MVA boss visits, defends emissions tests

September 23, 1997


Staff Writer

There is one thing Anne S. Ferro does not deny about Maryland's treadmill vehicle emissions test - a lot of people don't like it.

But Ferro, administrator of the state Motor Vehicle Administration, insisted that most of the fear and loathing is more hype than substance.

"What we've heard are not complaints from people who've had the test. What we've heard are complaints from people who object to the concept of the test," said Ferro, who was in Hagerstown Tuesday.


The controversial test becomes mandatory Oct. 1. All gasoline-powered cars and trucks built since 1984 will be tested every two years. Motorists will pay $12 per test.

Maryland began testing emissions from the tailpipes of idling vehicles in 1984, but Washington County wasn't included in the program until last year. This year the state moved to expand the program so that cars are placed on giant rollers, called dynamometers, so that emissions can be tested at highway speeds.

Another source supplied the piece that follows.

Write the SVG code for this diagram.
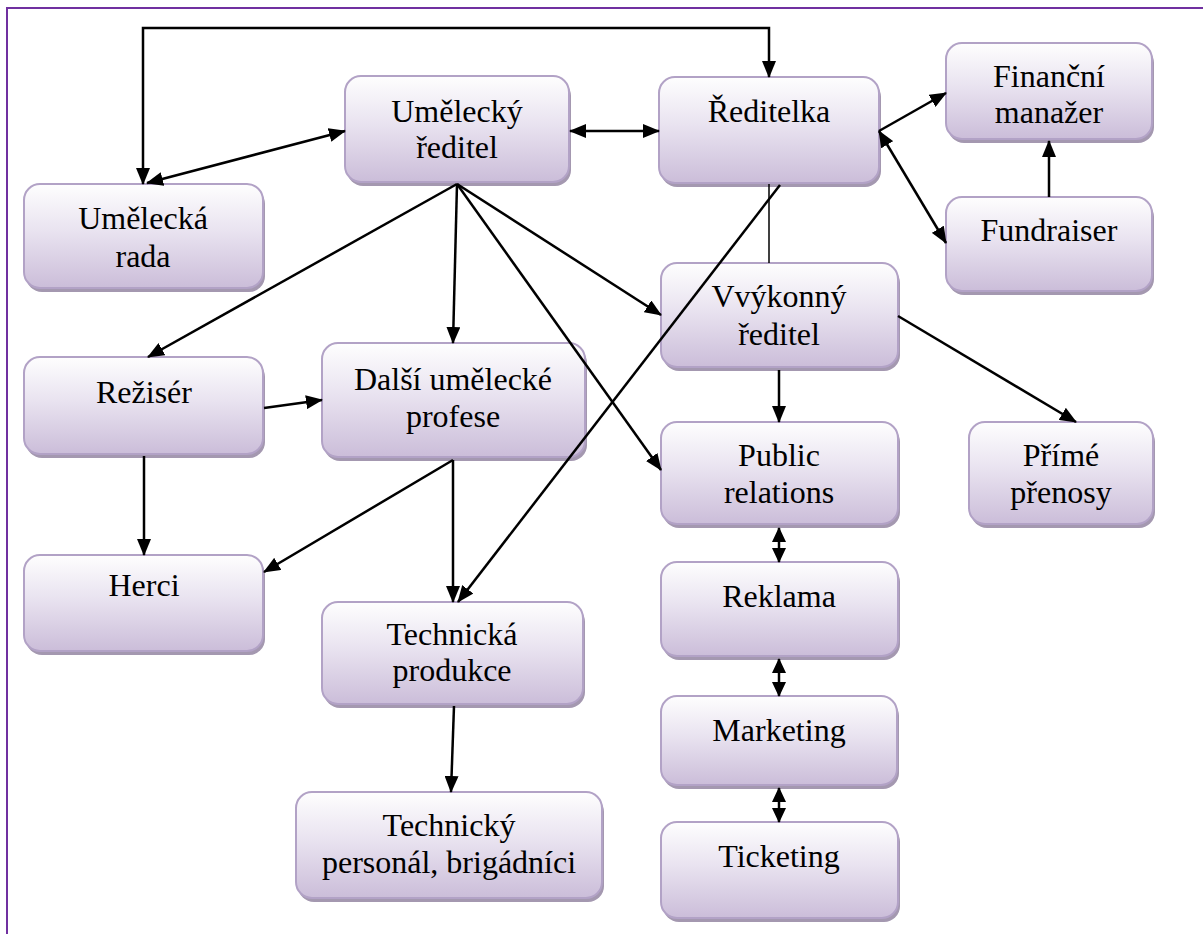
<svg xmlns="http://www.w3.org/2000/svg" width="1203" height="934" viewBox="0 0 1203 934">
<defs>
<linearGradient id="g" x1="0" y1="0" x2="0" y2="1">
<stop offset="0" stop-color="#fefefe"/>
<stop offset="0.45" stop-color="#e9e3f0"/>
<stop offset="1" stop-color="#cbbdd9"/>
</linearGradient>
<marker id="a" markerUnits="userSpaceOnUse" markerWidth="18" markerHeight="14" refX="16" refY="7" orient="auto-start-reverse" viewBox="0 0 18 14">
<path d="M0,0 L17,7 L0,14 z" fill="#000"/>
</marker>
<marker id="s" markerUnits="userSpaceOnUse" markerWidth="16" markerHeight="14" refX="14" refY="7" orient="auto-start-reverse" viewBox="0 0 16 14">
<path d="M0,0 L15,7 L0,14 z" fill="#000"/>
</marker>
</defs>
<style>
.sh{fill:#a498b0}
.bx{fill:url(#g);stroke:#b2a2c6;stroke-width:2}
.t{font-family:"Liberation Serif","Times New Roman",serif;font-size:32px;fill:#000;text-anchor:middle}
.c{stroke:#000;stroke-width:2.5;fill:none}
.e{marker-end:url(#a)}
.b{marker-start:url(#a);marker-end:url(#a)}
.bs{marker-start:url(#s);marker-end:url(#s)}
</style>
<rect width="1203" height="934" fill="#fff"/>
<path d="M7,934 L7,8 L1203,8" fill="none" stroke="#7030a0" stroke-width="2"/>

<g id="umelecky-reditel">
<rect class="sh" x="347" y="80" width="224" height="106" rx="16"/>
<rect class="bx" x="345" y="76" width="224" height="106" rx="16"/>
<text class="t" x="457" y="122">Umělecký</text>
<text class="t" x="457" y="158">ředitel</text>
</g>
<g id="reditelka">
<rect class="sh" x="661" y="81" width="220" height="106" rx="16"/>
<rect class="bx" x="659" y="77" width="220" height="106" rx="16"/>
<text class="t" x="769" y="122">Ředitelka</text>
</g>
<g id="financni-manazer">
<rect class="sh" x="948" y="47" width="206" height="96" rx="16"/>
<rect class="bx" x="946" y="43" width="206" height="96" rx="16"/>
<text class="t" x="1049" y="87">Finanční</text>
<text class="t" x="1049" y="123">manažer</text>
</g>
<g id="fundraiser">
<rect class="sh" x="948" y="201" width="206" height="94" rx="16"/>
<rect class="bx" x="946" y="197" width="206" height="94" rx="16"/>
<text class="t" x="1049" y="241">Fundraiser</text>
</g>
<g id="umelecka-rada">
<rect class="sh" x="26" y="188" width="239" height="104" rx="16"/>
<rect class="bx" x="24" y="184" width="239" height="104" rx="16"/>
<text class="t" x="143" y="229">Umělecká</text>
<text class="t" x="143" y="267">rada</text>
</g>
<g id="reziser">
<rect class="sh" x="26" y="361" width="239" height="97" rx="16"/>
<rect class="bx" x="24" y="357" width="239" height="97" rx="16"/>
<text class="t" x="144" y="403">Režisér</text>
</g>
<g id="dalsi-umelecke-profese">
<rect class="sh" x="324" y="347" width="263" height="114" rx="16"/>
<rect class="bx" x="322" y="343" width="263" height="114" rx="16"/>
<text class="t" x="453" y="390">Další umělecké</text>
<text class="t" x="453" y="427">profese</text>
</g>
<g id="herci">
<rect class="sh" x="26" y="559" width="239" height="96" rx="16"/>
<rect class="bx" x="24" y="555" width="239" height="96" rx="16"/>
<text class="t" x="144" y="596">Herci</text>
</g>
<g id="technicka-produkce">
<rect class="sh" x="324" y="606" width="261" height="102" rx="16"/>
<rect class="bx" x="322" y="602" width="261" height="102" rx="16"/>
<text class="t" x="452" y="645">Technická</text>
<text class="t" x="452" y="681">produkce</text>
</g>
<g id="technicky-personal">
<rect class="sh" x="298" y="796" width="306" height="106" rx="16"/>
<rect class="bx" x="296" y="792" width="306" height="106" rx="16"/>
<text class="t" x="449" y="836">Technický</text>
<text class="t" x="449" y="873">personál, brigádníci</text>
</g>
<g id="vykonny-reditel">
<rect class="sh" x="663" y="267" width="237" height="104" rx="16"/>
<rect class="bx" x="661" y="263" width="237" height="104" rx="16"/>
<text class="t" x="779" y="307">Vvýkonný</text>
<text class="t" x="779" y="345">ředitel</text>
</g>
<g id="public-relations">
<rect class="sh" x="663" y="426" width="237" height="102" rx="16"/>
<rect class="bx" x="661" y="422" width="237" height="102" rx="16"/>
<text class="t" x="779" y="466">Public</text>
<text class="t" x="779" y="503">relations</text>
</g>
<g id="reklama">
<rect class="sh" x="663" y="566" width="237" height="94" rx="16"/>
<rect class="bx" x="661" y="562" width="237" height="94" rx="16"/>
<text class="t" x="779" y="607">Reklama</text>
</g>
<g id="marketing">
<rect class="sh" x="663" y="700" width="236" height="89" rx="16"/>
<rect class="bx" x="661" y="696" width="236" height="89" rx="16"/>
<text class="t" x="779" y="741">Marketing</text>
</g>
<g id="ticketing">
<rect class="sh" x="663" y="826" width="237" height="96" rx="16"/>
<rect class="bx" x="661" y="822" width="237" height="96" rx="16"/>
<text class="t" x="779" y="867">Ticketing</text>
</g>
<g id="prime-prenosy">
<rect class="sh" x="971" y="426" width="184" height="102" rx="16"/>
<rect class="bx" x="969" y="422" width="184" height="102" rx="16"/>
<text class="t" x="1061" y="466">Přímé</text>
<text class="t" x="1061" y="503">přenosy</text>
</g>

<g id="connectors">
<path class="c b" d="M143,184 L143,28 L769,28 L769,77"/>
<path class="c b" d="M147,183 L345,131"/>
<path class="c b" d="M570,131 L659,131"/>
<path class="c e" d="M879,131 L946,93"/>
<path class="c b" d="M879,131 L946,243"/>
<path class="c e" d="M1049,197 L1049,141"/>
<path d="M769,184 L769,263" stroke="#000" stroke-width="1.5" fill="none"/>
<path class="c e" d="M780,185 L458,602"/>
<path class="c e" d="M457,184 L148,357"/>
<path class="c e" d="M457,184 L453,343"/>
<path class="c e" d="M457,184 L661,470"/>
<path class="c e" d="M457,184 L661,315"/>
<path class="c e" d="M264,408 L322,400"/>
<path class="c e" d="M144,456 L144,555"/>
<path class="c e" d="M453,460 L264,572"/>
<path class="c e" d="M453,460 L453,602"/>
<path class="c e" d="M779,370 L779,422"/>
<path class="c e" d="M898,316 L1076,422"/>
<path class="c e" d="M454,706 L451,792"/>
<path class="c bs" d="M779,528 L779,562"/>
<path class="c bs" d="M779,659 L779,696"/>
<path class="c bs" d="M779,788 L779,822"/>
</g>
</svg>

Environmental experts say the treadmill is a better test because it detects pollutants, such as nitrogen, which are not detected from an idling vehicle. Mandatory treadmill testing is expected to reduce air pollution across the state by 71 tons a day, compared to the 16-ton-a-day reduction realized through testing of idling vehicles, state officials said.

"This is the biggest bang for the buck," MVA spokeswoman Karen Coyle said.

Many motorists have blasted the treadmill test for being intrusive, time-consuming and potentially damaging to vehicles. Many local people and elected officials have questioned why the county - the westernmost in the state in the vehicle-emissions program - needs to test for auto emissions.

The county is included in the emissions program because it has densely populated areas where there are as many vehicles as there are residents, said Peggy Lord, an air pollution official with the state Department of the Environment.

She said a third of ground-level pollution, or smog, is generated from automobiles.

Ferro said complaints about the test taking too long have been addressed, and the average waiting time for motorists is now about five minutes. Of the 500,000 cars tested on the treadmill so far, 240 owners reported some kind of damage, she said.

Despite the complaints, the county leads the state in voluntary treadmill testing, with about 70 percent of the motorists who take their cars to the emissions center west of Hagerstown opting for the dynamometer, Ferro said.

"The majority of your vehicle owners are already familiar with the treadmill, which has set the standard for the rest of the state," she said.

Sandra Collins, a Hagerstown resident who brought her truck to the testing center Tuesday morning, said she had no problem going through the dynamometer. She was unaware of any controversy.

"I don't know anything about it," Collins said.